The Navajo Nation has occasionally cracked down on free-roaming dogs, for instance in January 2009, after a man and a woman, both in their sixties, were attacked by packs of seven and four dogs, respectively, in unrelated incidents.
But that crackdown appears to have lost momentum after both People for the Ethical Treatment of Animals and the Humane Society of the U.S. amplified local protest over the June 2009 shooting of 40 to 50 dogs allegedly owned by a man who had been in jail for a month for gun law violations.
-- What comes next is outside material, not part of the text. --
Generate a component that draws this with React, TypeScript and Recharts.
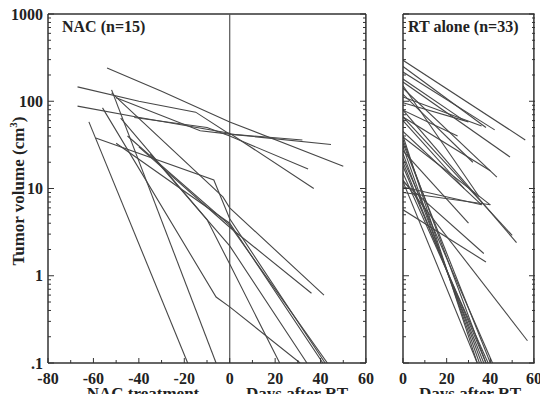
import { LineChart, Line, XAxis, YAxis, ReferenceLine } from "recharts"

// log axis ticks
const yMajor = [0.1, 1, 10, 100, 1000]
const yMinor = [
  0.2, 0.3, 0.4, 0.5, 0.6, 0.7, 0.8, 0.9,
  2, 3, 4, 5, 6, 7, 8, 9,
  20, 30, 40, 50, 60, 70, 80, 90,
  200, 300, 400, 500, 600, 700, 800, 900,
]
const nacXTicks = [-80, -60, -40, -20, 0, 20, 40, 60]
const nacXMinor = [-70, -50, -30, -10, 10, 30, 50]
const rtXTicks = [0, 20, 40, 60]
const rtXMinor = [10, 30, 50]

// NAC (n=15): [day, volume] per patient
const nacSeries = [
  [[-54, 240], [-30, 130], [0, 58], [50, 18]],
  [[-67, 146], [-40, 100], [-15, 75], [0, 42], [44.6, 32]],
  [[-67, 88], [-41, 66], [0, 43], [37, 10]],
  [[-42, 65], [-10, 50], [0, 40], [34.5, 16.7]],
  [[-50, 110], [-13, 46], [0, 42], [32, 36]],
  [[-62, 58], [-18.5, 0.1]],
  [[-52, 135], [-6, 0.1]],
  [[-56, 84], [-6, 0.57], [0, 0.44], [31, 0.1]],
  [[-48, 64], [-10, 4.4], [0, 1.36], [22, 0.1]],
  [[-59, 38], [-7, 12.5], [0, 4.5], [42, 0.1]],
  [[-50, 33], [0, 4], [41, 0.1]],
  [[-45, 40], [0, 3.8], [43, 0.1]],
  [[-35, 25], [0, 2.2], [34, 0.1]],
  [[-52, 125], [-3, 8], [0, 6], [41.5, 0.6]],
  [[-40, 30], [0, 3.6], [36, 0.63]],
]

// RT alone (n=33)
const rtSeries = [
  [[0, 295], [56, 36]],
  [[0, 216], [42, 47]],
  [[0, 166], [49, 23]],
  [[0, 141], [43, 13.5]],
  [[0, 112], [36, 52]],
  [[0, 96], [30, 58]],
  [[0, 250], [38, 50]],
  [[0, 180], [28, 60]],
  [[0, 79], [25, 40]],
  [[0, 66], [40, 16]],
  [[0, 120], [32, 20]],
  [[0, 79], [52, 2.4]],
  [[0, 66], [50, 2.9]],
  [[0, 45], [36, 6.5]],
  [[0, 39], [40, 6.5]],
  [[0, 12], [37, 1.8]],
  [[0, 5.7], [38, 1.44]],
  [[0, 12.5], [57, 0.18]],
  [[0, 10.4], [36, 6.5]],
  [[0, 9], [40, 6.5]],
  [[0, 27], [30, 4]],
  [[0, 40], [34, 0.1]],
  [[0, 30], [35, 0.1]],
  [[0, 25], [36, 0.1]],
  [[0, 20], [37, 0.1]],
  [[0, 18], [38, 0.1]],
  [[0, 15], [39, 0.1]],
  [[0, 33], [40, 0.1]],
  [[0, 12], [34, 0.1]],
  [[0, 22], [41, 0.1]],
  [[0, 36], [38, 0.1]],
  [[0, 60], [28, 10]],
  [[0, 150], [35, 8]],
]

const serif = "'Liberation Serif', 'Times New Roman', serif"
const ink = "#333"
const lineColor = "#474747"
const toPts = (s: number[][]) => s.map(([t, v]) => ({ t, v }))
const fmtY = (v: number) => (v === 0.1 ? ".1" : String(v))
const yAll = [...yMajor, ...yMinor].sort((a, b) => a - b)

// y tick: inward marks on both edges of the frame, label only on majors
function makeYTick(margin: number, plotW: number, labels: boolean) {
  return (props: any) => {
    const { x, y, payload } = props
    const v = payload.value
    const major = yMajor.includes(v)
    const len = major ? 6 : 3
    const ax = x + margin
    return (
      <g>
        <line x1={ax} x2={ax + len} y1={y} y2={y} stroke={ink} strokeWidth={1} />
        <line x1={ax + plotW} x2={ax + plotW - len} y1={y} y2={y} stroke={ink} strokeWidth={1} />
        {labels && major && (
          <text x={x} y={y} dy="0.35em" textAnchor="end" fontFamily={serif} fontWeight="bold" fontSize={16} fill="#222">
            {fmtY(v)}
          </text>
        )}
      </g>
    )
  }
}

function makeXTick(margin: number, labelled: number[]) {
  return (props: any) => {
    const { x, y, payload } = props
    const v = payload.value
    const major = labelled.includes(v)
    const ay = y - margin
    return (
      <g>
        <line x1={x} x2={x} y1={ay} y2={ay - (major ? 5 : 3)} stroke={ink} strokeWidth={1} />
        {major && (
          <text x={x} y={y} dy="0.71em" textAnchor="middle" fontFamily={serif} fontWeight="bold" fontSize={16} fill="#222">
            {v}
          </text>
        )}
      </g>
    )
  }
}

export default function App() {
  const label = { position: "absolute" as const, fontFamily: serif, fontWeight: "bold" as const, color: "#222", whiteSpace: "nowrap" as const }
  return (
    <div style={{ position: "absolute", left: 0, top: 0, width: 540, height: 394, background: "#fff", overflow: "hidden" }}>
      <div style={{ position: "absolute", left: 0, top: 0 }}>
        <LineChart width={380} height={394} margin={{ top: 14, right: 14, bottom: 0, left: 8 }}>
          <XAxis xAxisId="b" dataKey="t" type="number" domain={[-80, 60]} ticks={[...nacXTicks, ...nacXMinor].sort((a, b) => a - b)}
            height={31} tickLine={false} tickSize={0} tickMargin={10} interval={0}
            axisLine={{ stroke: ink, strokeWidth: 1.5 }} tick={makeXTick(10, nacXTicks)} allowDataOverflow />
          <YAxis yAxisId="l" type="number" scale="log" domain={[0.1, 1000]} ticks={yAll} width={40} interval={0}
            tickLine={false} tickSize={0} tickMargin={5} axisLine={{ stroke: ink, strokeWidth: 1.5 }}
            tick={makeYTick(5, 318, true)} allowDataOverflow />
          <ReferenceLine xAxisId="b" yAxisId="l" y={999} stroke={ink} strokeWidth={1.5} />
          <ReferenceLine xAxisId="b" yAxisId="l" x={59.95} stroke={ink} strokeWidth={1.5} />
          <ReferenceLine xAxisId="b" yAxisId="l" x={0} stroke="#555" strokeWidth={1.2} />
          {nacSeries.map((s, i) => (
            <Line key={i} xAxisId="b" yAxisId="l" data={toPts(s)} dataKey="v" type="linear"
              stroke={lineColor} strokeWidth={1.1} dot={false} isAnimationActive={false} />
          ))}
        </LineChart>
      </div>
      <div style={{ position: "absolute", left: 380, top: 0 }}>
        <LineChart width={160} height={394} margin={{ top: 14, right: 6, bottom: 0, left: 22 }}>
          <XAxis xAxisId="b" dataKey="t" type="number" domain={[0, 60]} ticks={[...rtXTicks, ...rtXMinor].sort((a, b) => a - b)}
            height={31} tickLine={false} tickSize={0} tickMargin={10} interval={0}
            axisLine={{ stroke: ink, strokeWidth: 1.5 }} tick={makeXTick(10, rtXTicks)} allowDataOverflow />
          <YAxis yAxisId="l" type="number" scale="log" domain={[0.1, 1000]} ticks={yAll} width={1} interval={0}
            tickLine={false} tickSize={0} tickMargin={0} axisLine={{ stroke: ink, strokeWidth: 1.5 }}
            tick={makeYTick(0, 132, false)} allowDataOverflow />
          <ReferenceLine xAxisId="b" yAxisId="l" y={999} stroke={ink} strokeWidth={1.5} />
          <ReferenceLine xAxisId="b" yAxisId="l" x={59.95} stroke={ink} strokeWidth={1.5} />
          {rtSeries.map((s, i) => (
            <Line key={i} xAxisId="b" yAxisId="l" data={toPts(s)} dataKey="v" type="linear"
              stroke={lineColor} strokeWidth={1.1} dot={false} isAnimationActive={false} />
          ))}
        </LineChart>
      </div>
      <div style={{ ...label, left: 62, top: 18, fontSize: 16 }}>NAC (n=15)</div>
      <div style={{ ...label, left: 408, top: 18, fontSize: 16 }}>RT alone (n=33)</div>
      <div style={{ ...label, left: 18, top: 191, fontSize: 17, transform: "translate(-50%, -50%) rotate(-90deg)" }}>
        Tumor volume (cm<sup style={{ fontSize: 11 }}>3</sup>)
      </div>
      <div style={{ ...label, left: 143, top: 384, fontSize: 17, transform: "translateX(-50%)" }}>NAC treatment</div>
      <div style={{ ...label, left: 297, top: 384, fontSize: 17, transform: "translateX(-50%)" }}>Days after RT</div>
      <div style={{ ...label, left: 470, top: 384, fontSize: 17, transform: "translateX(-50%)" }}>Days after RT</div>
    </div>
  )
}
Navajo dogs were historically no threat
Historically, free-roaming dogs were not considered a problem on the Navajo Nation. The reservation dogs were almost all small to midsized mongrels.
The Yellow Dog of Crypt Cave, Nevada, whose mummified remains were interred about 6,300 years ago, was such a dog, as were many others whose less well preserved remains have been discovered by archaeology.
Traditionally, Navajo dogs ran loose, scavenging the refuse from successful hunts, keeping predatory animals away, alerting the small, isolated communities to the approach of human enemies.
Most of all, those dogs were no threat to anyone.
Now, though, the Navajo Nation dog population includes a considerable infusion of pit bull genetics, a legacy in part of drug trafficking on the reservation, and passing through it.
And since 2010 the Navajo Nation has suffered fatal dog attacks at a rate 100 times greater than the U.S. as a whole, even as the rate of fatal dog attacks in the U.S. as a whole has approximately quadrupled from the rate of 1990-2000.